講義のゲストとして来た三菱の社員さんが薦めていたので買った(記憶が怪しい)。財界・政界の著名人を深沈厚重、磊落豪遊、聡明才弁に分類して魅力的な人間とはどういう人物かというのを紹介している。『就活の社会史』よろしく知識が雑多に出てきて非常に楽しい。

 

入間人間安達としまむら

アニメ1話放送後、すぐにkindleで全巻買い、物の本も全巻買った。自分でも久しぶりくらいの入れ込み方をしている。アニメにはあまり納得がいっていないが…。

 

○廣野由美子『批評理論入門 『フランケンシュタイン』解剖講義』

安達としまむら』をより深く理解するために、とりあえず批評理論を知ろうと思って手を出した本。
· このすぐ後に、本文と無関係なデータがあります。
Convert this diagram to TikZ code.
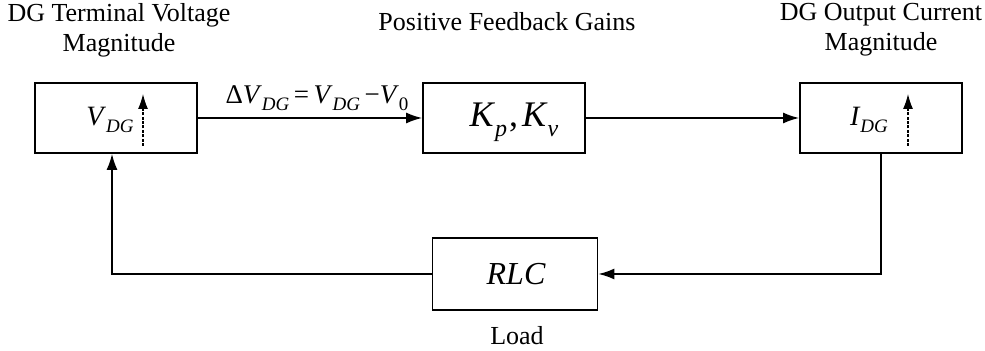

メアリ・シェリーの『フランケンシュタイン』を通して小説の読み方を実践的に理解する。これ単体でも十分に面白く、また、あだしまを読み込みたいという当初の目的もかなり果たせていると感じている。

 

○J・S・ミル『自由論』

何故読もうと思ったのか全く覚えていないが、恐らく教養が欲しいといういつもの発作が起こったものと思われる。無事教養を手に入れた(?)。

 

ヘルマン・ヘッセ車輪の下

安達としまむら』を面白いと思った理由を考える中で、「ビルドゥングスロマンが好きなのか?」と思ったので試しに読んだ。結果そんなに刺さらなかったので違うらしい。

 

○みかみてれん『わたしが恋人になれるわけないじゃん、ムリムリ!(※ムリじゃなかった!?)』

同じく『安達としまむら』を考える中で、比較対象として他の百合作品を知ろうとして手を出した作品①。陰キャ主人公・甘織れな子とその恋人兼友達・王塚真唯のドタバタガールズラブコメディ。これ百合なのか?とも思う一方で、やりとりがあまりに幼稚に感じられてしまい視聴できなくなったごちうさに代わって可愛いを供給してくれる稀有な作品ではあった。瀬名紫陽花が非常に良い。

 

○未幡『私の百合はお仕事です!』

比較対象その②。玉の輿を狙う主人公・白木陽芽が、ひょんなことから百合コンセプトカフェで働き始める話。節々の細かなこだわりに作者の知性を感じられ、かなり面白い。8巻早く出して欲しい。

 

〇玉崎たま『行進子犬に恋文を』

比較対象その③。イントネーションが未だに分からない。陸軍学校に入学した少女の話。島田フミカネ御大ご推薦とのうわさはかねがね聞いていたが、やはりそれなりに良かった。と同時に、この辺りから段々「自分は別段百合が好きなわけではない」ということに気づき始める。

 

〇森山至貴『LGBTを読みとく』

安達としまむら』以下略。マナーというかモラルというか、(女性)同性愛の話をしたいのであれば最低限知っておかないと良くないなと思って読んだ。入門書なだけあって平易で読みやすいのに加えて、さらにセクシュアルマイノリティを知りたいと思った人のための読書案内が丁寧で良かった。

 

今野緒雪ほか『ユリイカ 2014年12月号 特集=百合文化の現在』

百合について調べるために手当たり次第に読んだ中の1冊。百合にまつわる前提知識(吉屋信子花物語』とか)を知らない時分に読んだのであまり内容を把握できておらず、ゆえに覚えていない。もう少し知識をつけてから再読したい。

 

中里十どろぼうの名人

ユリイカ』にて作者がべた褒めされていたので読んだ。中学生の主人公が、姉の命令で姉の友人の妹になるお話。小説を読むことがあまりないせいか、終始「なるほど…?」となっていた。直感的に百合を感得できないと厳しいのかもしれない。

 

〇牧村朝子『百合のリアル』

レズビアンであることやフランス人の女性との結婚を公表している著者が、性にまつわる疑問を対話形式で解決していく。少し下世話だが、女性同性愛者の実体験が聞きたくて購入。なので自伝的なものを期待していたのだが、ふたを開けてみると性にまつわる既成の価値観に疑問を投げかけて読者に考えることを促すものだった(これは俺が悪い)。

 

 

参考書を除くとこんな感じ。2021年はもっと読もう。